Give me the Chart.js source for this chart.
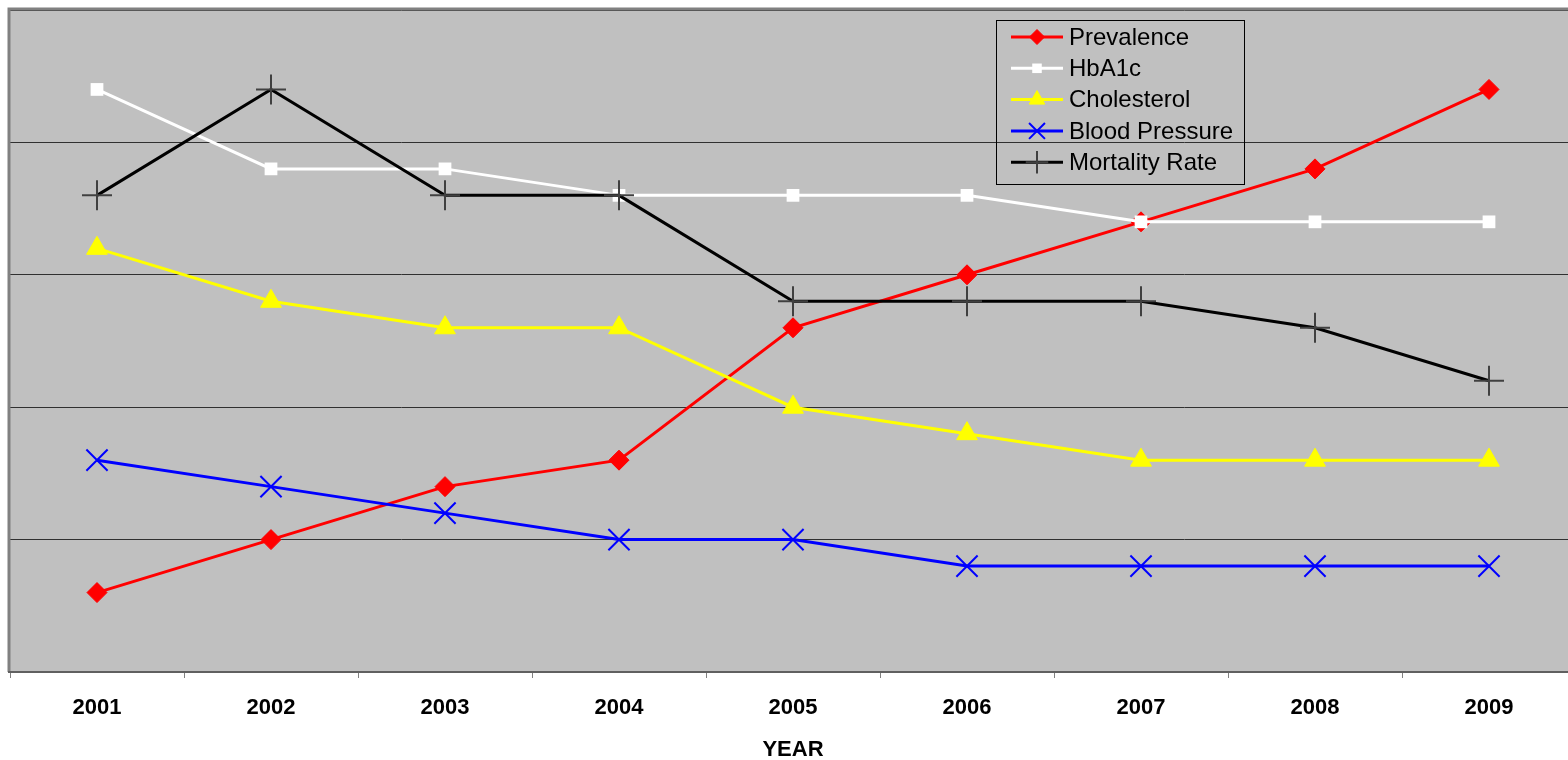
<!DOCTYPE html>
<html>
<head>
<meta charset="utf-8">
<script src="https://cdn.jsdelivr.net/npm/chart.js@4/dist/chart.umd.min.js"></script>
<style>
  html, body { margin: 0; padding: 0; background: #fff; overflow: hidden; }
  #wrap { width: 1576px; height: 760px; }
</style>
</head>
<body>
<div id="wrap"><canvas id="cv" width="1576" height="760"></canvas></div>
<script>
/* ── data (grid = 5 units) ── */
const years        = ['2001','2002','2003','2004','2005','2006','2007','2008','2009'];
const prevalence   = [3, 5, 7, 8, 13, 15, 17, 19, 22];
const hba1c        = [22, 19, 19, 18, 18, 18, 17, 17, 17];
const cholesterol  = [16, 14, 13, 13, 10, 9, 8, 8, 8];
const bloodPress   = [8, 7, 6, 5, 5, 4, 4, 4, 4];
const mortality    = [18, 22, 18, 18, 14, 14, 14, 13, 11];

const FONT = '"Liberation Sans", Arial, sans-serif';

/* series style: Excel-ish markers */
const series = [
  { label: 'Prevalence',     data: prevalence,  color: '#ff0000', style: 'rectRot',  r: 10, fill: '#ff0000', mk: '#ff0000', bw: 1 },
  { label: 'HbA1c',          data: hba1c,       color: '#ffffff', style: 'rect',     r: 9,  fill: '#ffffff', mk: '#ffffff', bw: 0 },
  { label: 'Cholesterol',    data: cholesterol, color: '#ffff00', style: 'triangle', r: 12, fill: '#ffff00', mk: '#ffff00', bw: 1 },
  { label: 'Blood Pressure', data: bloodPress,  color: '#0000ff', style: 'crossRot', r: 15, fill: '#0000ff', mk: '#0000ff', bw: 2 },
  { label: 'Mortality Rate', data: mortality,   color: '#000000', style: 'cross',    r: 15, fill: '#404040', mk: '#404040', bw: 2 },
];

/* ── plot background + frame ── */
const frame = {
  id: 'frame',
  beforeDraw(chart) {
    const { ctx, chartArea: a } = chart;
    ctx.save();
    ctx.fillStyle = '#c0c0c0';
    ctx.fillRect(a.left, a.top, a.right - a.left, a.bottom - a.top);
    ctx.restore();
  },
  afterDatasetsDraw(chart) {
    const { ctx, chartArea: a } = chart;
    ctx.save();
    ctx.strokeStyle = '#808080';
    ctx.lineWidth = 3;
    ctx.beginPath();
    ctx.moveTo(a.left - 1, a.bottom);
    ctx.lineTo(a.left - 1, a.top - 1);
    ctx.lineTo(a.right + 2, a.top - 1);
    ctx.stroke();
    ctx.strokeStyle = '#606060';
    ctx.lineWidth = 2;
    ctx.beginPath();
    ctx.moveTo(a.left - 2, a.bottom);
    ctx.lineTo(a.right + 2, a.bottom);
    ctx.stroke();
    ctx.restore();
  },
};

/* ── legend with line + marker samples ── */
const legendBox = {
  id: 'legendBox',
  afterDraw(chart) {
    const ctx = chart.ctx;
    const bx = 996, by = 20, bw = 248, bh = 164;
    ctx.save();
    ctx.strokeStyle = '#000';
    ctx.lineWidth = 1;
    ctx.strokeRect(bx + 0.5, by + 0.5, bw, bh);
    series.forEach((s, i) => {
      const y = 37 + i * 31.3;
      ctx.strokeStyle = s.color;
      ctx.lineWidth = 3;
      ctx.beginPath();
      ctx.moveTo(1011, y);
      ctx.lineTo(1063, y);
      ctx.stroke();
      ctx.fillStyle = s.fill;
      ctx.strokeStyle = s.mk;
      ctx.lineWidth = s.bw;
      Chart.helpers.drawPoint(ctx, { pointStyle: s.style, radius: s.r * 0.75, rotation: 0, borderWidth: s.bw }, 1037, y);
      ctx.fillStyle = '#000';
      ctx.font = '24px ' + FONT;
      ctx.textBaseline = 'middle';
      ctx.textAlign = 'left';
      ctx.fillText(s.label, 1069, y + 1);
    });
    ctx.restore();
  },
};

new Chart(document.getElementById('cv'), {
  type: 'line',
  data: {
    labels: years,
    datasets: series.map((s, i) => ({
      label: s.label,
      data: s.data,
      borderColor: s.color,
      borderWidth: 3,
      pointStyle: s.style,
      pointRadius: s.r,
      pointHoverRadius: s.r,
      pointBackgroundColor: s.fill,
      pointBorderColor: s.mk,
      pointBorderWidth: s.bw,
      tension: 0,
      fill: false,
      order: series.length - i,   /* later series on top, like the original */
    })),
  },
  options: {
    responsive: false,
    animation: false,
    layout: { autoPadding: false, padding: { left: 10, top: 10, right: 0, bottom: 0 } },
    plugins: {
      legend: { display: false },
      tooltip: { enabled: false },
      title: { display: false },
    },
    scales: {
      x: {
        offset: true,
        grid: { offset: true, drawOnChartArea: false, tickLength: 6, color: '#808080' },
        border: { display: false },
        ticks: { color: '#000', padding: 17, font: { family: FONT, size: 22, weight: 'bold' } },
        title: {
          display: true,
          text: 'YEAR',
          color: '#000',
          padding: { top: 0, bottom: -3 },
          font: { family: FONT, size: 22, weight: 'bold' },
        },
        afterFit(s) { s.height = 88; },
      },
      y: {
        min: 0,
        max: 25,
        ticks: { display: false, stepSize: 5 },
        grid: { drawTicks: false, color: '#303030', lineWidth: 1 },
        border: { display: false },
        afterFit(s) { s.width = 0; },
      },
    },
  },
  plugins: [frame, legendBox],
});
</script>
</body>
</html>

************

The lines from the top of the data above through the one holding "14, 13, 11];" are to be repeated exactly, and only those, with no pictures.

**Final result:**
Give me the Chart.js source for this chart.
<!DOCTYPE html>
<html>
<head>
<meta charset="utf-8">
<script src="https://cdn.jsdelivr.net/npm/chart.js@4/dist/chart.umd.min.js"></script>
<style>
  html, body { margin: 0; padding: 0; background: #fff; overflow: hidden; }
  #wrap { width: 1576px; height: 760px; }
</style>
</head>
<body>
<div id="wrap"><canvas id="cv" width="1576" height="760"></canvas></div>
<script>
/* ── data (grid = 5 units) ── */
const years        = ['2001','2002','2003','2004','2005','2006','2007','2008','2009'];
const prevalence   = [3, 5, 7, 8, 13, 15, 17, 19, 22];
const hba1c        = [22, 19, 19, 18, 18, 18, 17, 17, 17];
const cholesterol  = [16, 14, 13, 13, 10, 9, 8, 8, 8];
const bloodPress   = [8, 7, 6, 5, 5, 4, 4, 4, 4];
const mortality    = [18, 22, 18, 18, 14, 14, 14, 13, 11];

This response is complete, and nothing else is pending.